Don’t Leave Christian Legal Aid to the Lawyers


By Bradley Merrill Thompson

Brad is a shareholder in the Washington DC office of Epstein Becker Green. Although he works in Washington, he lives in Zionsville, Indiana and volunteers with the Neighborhood Christian Legal Clinic. In his spare time, Brad is an avid photographer who loves to document stories of justice.

Lawyers need help – you probably didn’t need me to tell you that.   You really don’t want to leave Christian legal aid to just us.  Let me explain why.

As you may know from my prior post, I volunteer Saturdays at a church legal aid clinic. During the week, I practice what is called food and drug law, basically helping companies comply with FDA requirements. Even though I’ve been doing it nearly 30 years, that experience isn’t too helpful in representing the poor.

One Saturday, Caitlin walked in with her mother. I’m guessing she was between 15 and 25, I can never tell.  Caitlin recently had a baby out of wedlock. In a prior proceeding, the father was awarded weekend visitation. However, Caitlin says he’s unfit and doesn’t want to leave her child with him.

She then hands me a list of everything she wants me to do to the father. Yes, I said that right. Item number one on the list: she wants me to report him to the Indiana Bureau of Motor Vehicles because his license plate is from Ohio. She also wants me to do various other things to him, including report him to child services. So I ask Caitlin about that.  What’s he done?

Caitlin explains that, well, she hasn’t actually ever left her child with him because she’s sure he’s irresponsible. His home is not clean and he can be a jerk.

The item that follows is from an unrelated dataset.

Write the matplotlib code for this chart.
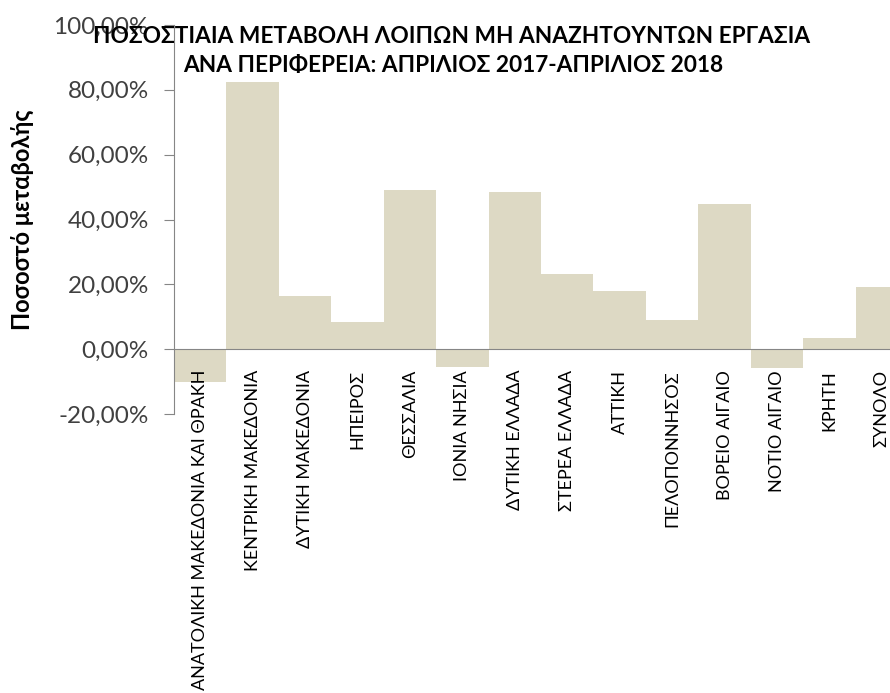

Okay, now I’m a bit ticked.

In all my years practicing law, I’ve never done what I did next. It was Saturday, I was spending my time at the clinic and at home, as I recall, that afternoon the noble Michigan Wolverines were taking on those godless Ohio State Buckeyes. Frankly I was feeling a bit crotchety. I explained that Christ’s name was on the door (ok, not literally), and I was not there to help her with some vendetta. I was a little more polite than that, but not much.

Then I felt taken over by the spirit, and I started to lead Caitlin through relevant Bible verses. First I earnestly explained the importance of forgiveness, and that for the child’s sake she needed to move past whatever ill-will she felt toward the child’s father. Then, getting back to perhaps the legal topic at hand, I took her through the story of Solomon and the two mothers, with the important punch line that the law rewards a parent who puts the child’s needs first. I was really on a roll. In fact, I was on such a role that Caitlin’s mother a couple times interjected, “you need to listen to this man.”

After about 10 minutes of this, she’s crying like a baby. I hate it when women do that. I paused and gave her some Kleenex.

That’s when I heard a voice. No not the Lord. This story is not that dramatic.  It was the young Hispanic woman – Maria – sitting next to me who had come to interpret. I guess out of respect for me, Maria had been sitting there quietly, not wanting to interrupt.

But in a very gentle voice, Maria said “I know exactly how you feel. You’re this child’s mother, and giving him up even for a weekend is extremely hard. There is a program at my church that works with young mothers and fathers to sort through exactly the feelings you are experiencing so you can do what is needed.  I can put you in touch with them. I’m quite sure that you would feel better if you had a support group walking you through this.”

Turns out Maria’s church identified the epidemic of having children out of wedlock as an area where the church could help young people experience both God and community. They designed an entire program to work with these young parents, giving them support for the challenges they face in the hopes of bringing Christ’s healing. Apparently young mothers in particular feel great conflict in having to separate from their children even for short periods of time.

As Caitlin asked more questions about the program, and the two of them began sharing stories of caring for young children, Caitlin’s sobbing subsided, and it was replaced with a faint glimmer of hope.

Someone really should’ve told me about these challenges before. My wife and I have two sons in college, but we never had to go through any of the challenges that single parents must cope with. I really had no idea what Caitlin was going through.

You don’t want me doing this alone. I thank God for Maria and her church.